Max Wilkinson (Cheltenham) (LD)
Will the hon. Member accept that some of the blossoming of the public sector in this country is as a result of Brexit, for which he advocated over very many years?
I am tempted not to be drawn into the rather silly Brexit debate that seems to go on. It was notable that the Government spoofed towards the idea that they would make Brexit the scapegoat for the economy, but actually very little has come out from them on that. The Liberal Democrats may think, “Oh, if only we had a customs union to deal with the European Union, we would be £90 billion better off,” but that is fantasy economics. Why does the hon. Gentleman think that the Treasury is not saying that? Because it is not true—it is complete rubbish.

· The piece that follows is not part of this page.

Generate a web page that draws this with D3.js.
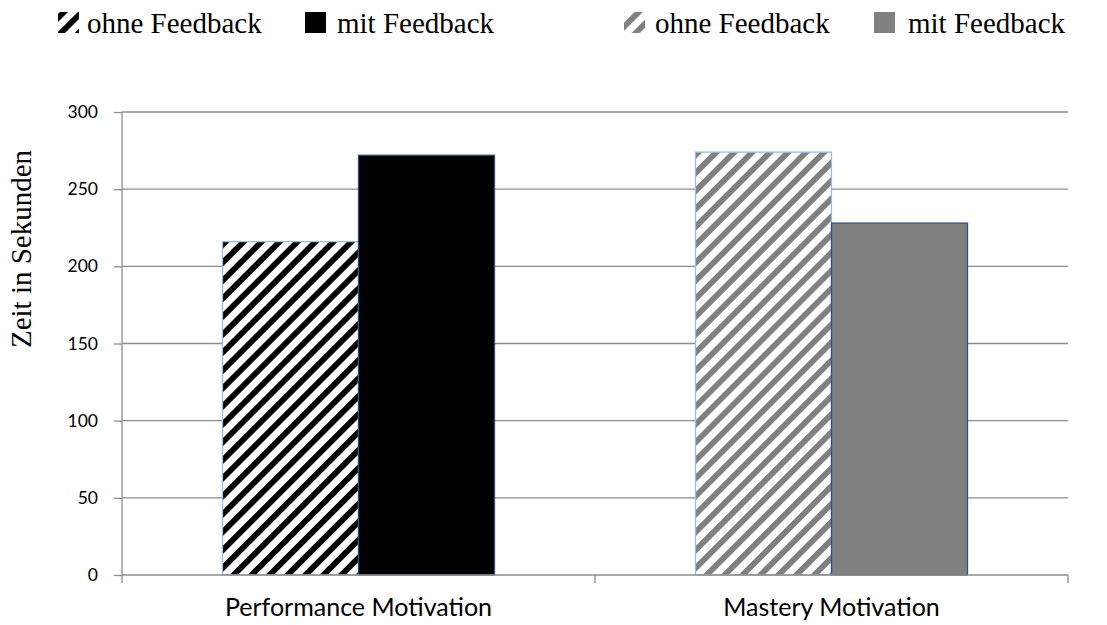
<!DOCTYPE html>
<html><head><meta charset="utf-8">
<script src="https://cdn.jsdelivr.net/npm/d3@7"></script>
<style>body{margin:0;background:#fff}</style>
</head><body>
<svg id="c" width="1107" height="625"></svg>
<script>
const categories = ["Performance Motivation", "Mastery Motivation"];
const seriesNames = ["ohne Feedback", "mit Feedback"];
const ohneValues = [216, 274];
const mitValues = [272, 228];
const yTicks = [0, 50, 100, 150, 200, 250, 300];
const yLabel = "Zeit in Sekunden";

const svg = d3.select("#c");
const m = {l:122, r:1068, t:112, b:575};
const x0 = d3.scaleBand().domain(categories).range([m.l, m.r]).paddingInner(0).paddingOuter(0);
const x1 = d3.scaleBand().domain(seriesNames).range([0, x0.bandwidth()]).paddingInner(0).paddingOuter(0.739);
const y = d3.scaleLinear().domain([0, 300]).range([m.b, m.t]);

const defs = svg.append("defs");
function stripe(id, color){
  const p = defs.append("pattern").attr("id", id).attr("patternUnits","userSpaceOnUse")
    .attr("width", 12.7).attr("height", 12.7).attr("patternTransform","rotate(45)");
  p.append("rect").attr("width",12.7).attr("height",12.7).attr("fill","#fff");
  p.append("rect").attr("x",0).attr("width",5.8).attr("height",12.7).attr("fill",color);
}
stripe("sBlack", "#000");
stripe("sGray", "#808080");

const fills = [["url(#sBlack)", "#000"], ["url(#sGray)", "#808080"]];
const strokes = ["#9dbbe3", "#2f4f86"];
const tickFont = "Lato, 'Open Sans', sans-serif";

// gridlines
svg.append("g").selectAll("line").data(yTicks.filter(d=>d>0)).join("line")
  .attr("x1", m.l).attr("x2", m.r).attr("y1", d=>y(d)).attr("y2", d=>y(d))
  .attr("stroke", "#8c8c8c").attr("stroke-width", 1.3);

// y axis
const yAxis = d3.axisLeft(y).tickValues(yTicks).tickSize(8).tickPadding(16);
const gy = svg.append("g").attr("transform", `translate(${m.l},0)`).call(yAxis);
gy.selectAll("line,path").attr("stroke", "#8c8c8c").attr("stroke-width", 1.3);
gy.select(".domain").attr("d", `M0,${m.t}V${m.b}`);
gy.selectAll("text").attr("font-family", tickFont).attr("font-size", 17.5).attr("fill","#000");

// bars
const groups = svg.append("g").selectAll("g").data(categories).join("g")
  .attr("transform", d=>`translate(${x0(d)},0)`);
groups.each(function(cat, ci){
  const vals = [ohneValues[ci], mitValues[ci]];
  d3.select(this).selectAll("rect").data(seriesNames).join("rect")
    .attr("x", s=>x1(s)).attr("width", x1.bandwidth())
    .attr("y", (s,si)=>y(vals[si])).attr("height", (s,si)=>y(0)-y(vals[si]))
    .attr("fill", (s,si)=> si===0 ? fills[ci][0] : fills[ci][1])
    .attr("stroke", (s,si)=>strokes[si]).attr("stroke-width", 1.3);
});

// x axis
const xAxisLine = svg.append("g");
xAxisLine.append("line").attr("x1", m.l).attr("x2", m.r).attr("y1", m.b).attr("y2", m.b)
  .attr("stroke","#8c8c8c").attr("stroke-width",1.3);
const xt = [m.l, ...categories.map(c=>x0(c)+x0.bandwidth())];
xAxisLine.selectAll("line.t").data(xt).join("line").attr("class","t")
  .attr("x1", d=>d).attr("x2", d=>d).attr("y1", m.b).attr("y2", m.b+8)
  .attr("stroke","#8c8c8c").attr("stroke-width",1.3);
svg.append("g").selectAll("text").data(categories).join("text")
  .attr("x", d=>x0(d)+x0.bandwidth()/2).attr("y", 616)
  .attr("text-anchor","middle").attr("font-family", tickFont).attr("font-size",25)
  .text(d=>d);

// y label
svg.append("text").attr("transform","translate(31,249) rotate(-90)")
  .attr("text-anchor","middle").attr("font-family","'Liberation Serif', serif").attr("font-size",29)
  .text(yLabel);

// legend
const legendItems = [
  {x:58, tx:87, fill:"url(#sBlack)", label:seriesNames[0]},
  {x:305, tx:337, fill:"#000", label:seriesNames[1]},
  {x:624, tx:655, fill:"url(#sGray)", label:seriesNames[0]},
  {x:874, tx:908, fill:"#808080", label:seriesNames[1]}
];
const lg = svg.append("g").selectAll("g").data(legendItems).join("g");
lg.append("rect").attr("x", d=>d.x).attr("y", 12).attr("width", 21).attr("height", 21).attr("fill", d=>d.fill);
lg.append("text").attr("x", d=>d.tx).attr("y", 33).attr("font-family","'Liberation Serif', serif")
  .attr("font-size", 29).text(d=>d.label);
</script>
</body></html>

The idea that we have lost 4% of GDP as a result of Brexit is based on a very flimsy piece of evidence: a report put together from 13 forecasts made in 2016 and 2017, all before the Brexit deal was completed and we had a free trade agreement. It has never come to pass. In fact, a respected commentator, Wolfgang Münchau, said that we were approximating along growth rates in line with France and Germany before we left the European Union, and that our leaving the European Union was the “economic non-event” of the century. We have been approximating along at about the same growth rates. The very dire forecasts were based on the idea that there was going to be a 25% decline in our trade—that has not happened. There has been a marginal decline in our trade with the EU—[Interruption.]